Um legado da economia planejada é que os burocratas recebem metas do governo central para tudo, da produção de aço às safras e aos PIBs locais. Essas mesmas autoridades tradicionalmente vêm se promovendo sobre o sucesso no cumprimento dos números. "Temos um ditado na China que diz: os quadros [do Partido] produzem os dados e os dados produzem os quadros", diz Jin Yongjin, professor de estatísticas da Universidade Renmin.

Há algumas partes da economia que o governo consegue mensurar muito bem, diz Louis Kuijs, economista do Fung Global Institute, um centro de estudos de Hong Kong. A produção industrial e os lucros são considerados relativamente precisos, afirma ele. Esses números se beneficiam de um sistema nacional de informes corporativos instituído décadas atrás para ajudar os planejadores centrais a pilotar a economia. "No velho sistema era crucial ter esse sistema de informes funcionando", diz Kuijs. "Os levantamentos sobre a produção industrial da China estão nos dando números muito bons."

O sistema estatístico do país é bem menos capaz de medir o segmento de serviços da economia ou obter uma leitura precisa do consumo pela classe média. "Se você olhar para os números da produção automobilística da China, provavelmente terá um número mais ou menos preciso", afirma Stephen Green, diretor regional de análises do Standard Chartered para a Grande China. "Mas o sistema não é bom para medir quantas noites as pessoas saem de casa para jantar em restaurantes ou frequentar karaokês."

Medir as vendas no varejo é algo mais orientado para a contagem das compras feitas pelos departamentos do governo e grandes empreendimentos estatais, acrescenta Green. Isso pode explicar por que as vendas no varejo não caem durante as retrações econômicas: as entidades estatais recebem ordens para continuar comprando mesmo quando o consumo individual provavelmente caiu.

Os bancos de investimentos estão à procura do indicador que vai prever um ponto de virada da economia. O Standard Chartered olhou para as vendas dos equipamentos de terraplenagem antes de decidir que ele é um indicador atrasado, e não um indicador antecedente. Os empréstimos bancários, assim como o consumo de eletricidade e o volume de carga transportado pelas ferrovias, todos citados por Li Keqiang como mais confiáveis que os números do PIB, ainda são um bom substituto para a atividade econômica, diz Green.
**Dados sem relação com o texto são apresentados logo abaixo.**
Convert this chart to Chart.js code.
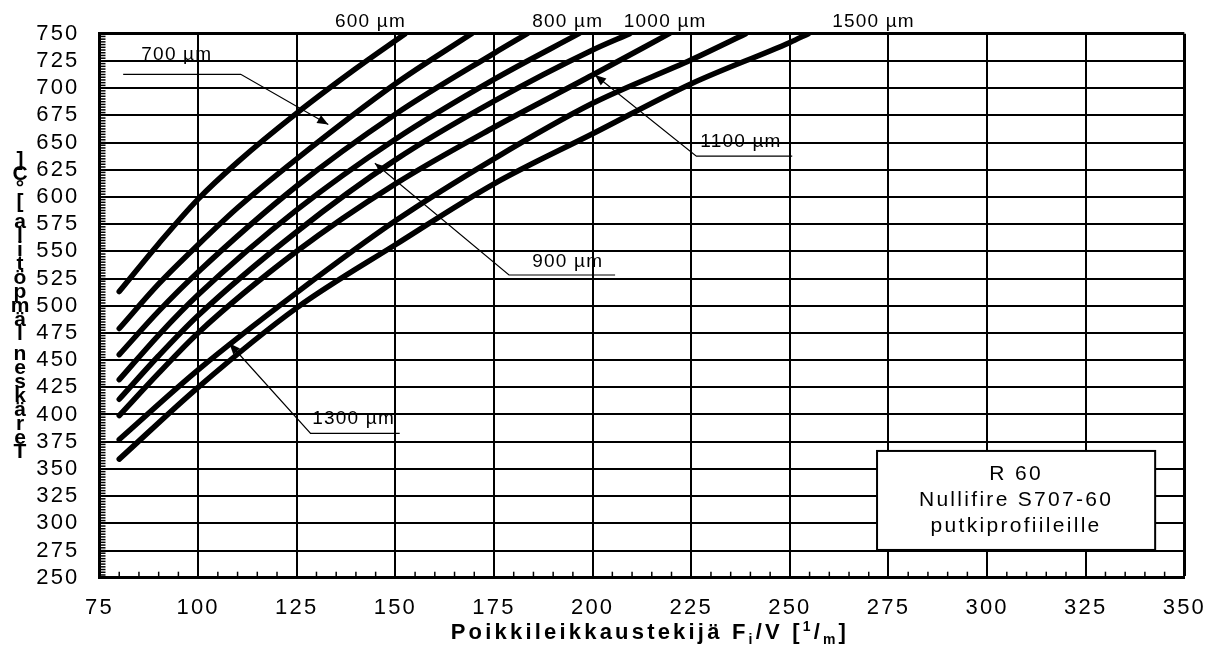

A corretora UBS Securities consultou informalmente incorporadores locais para obter uma tendência para o setor imobiliário. Talvez o esforço mais ambicioso seja o recentemente lançado Livro Bege da China, uma pesquisa trimestral com cerca de 2.000 banqueiros e executivos de companhias, modelado no Livro Bege do Federal Reserve (o BC dos Estados Unidos). Ele mede o crescimento em oito setores importantes das maiores regiões da China, segundo Leland Miller, presidente da CBB Internacional, que publica a pesquisa.

Os planejadores econômicos chineses estão tentando resolver as deficiências estatísticas do governo. Mais dados são hoje reportados diretamente a Pequim, quando antes eram primeiro filtrados nos escritórios locais do Partido Comunista. A agência de estatísticas passou a padronizar a coleta de dados pelos muitos ministérios e associações industriais da China. E ela está trabalhando com a Organização das Nações Unidas (ONU), o Fundo Monetário Internacional (FMI) e a Organização para a Cooperação e o Desenvolvimento Econômico (OCDE) para melhorar seu monitoramento da economia.

A China ainda tende a tratar a coleta de dados como um segredo de Estado, afirma Anne Stevenson-Yang, cofundadora da consultoria J. Capital Research, de Pequim. Ela cita a recusa do governo em divulgar o peso dos bens monitorados em sua compilação do índice de preços ao consumidor. "Por que você iria levantar a tampa e mostrar às pessoas como faz? Isso apenas reduz sua capacidade de mudar os números se isso for preciso", diz ela.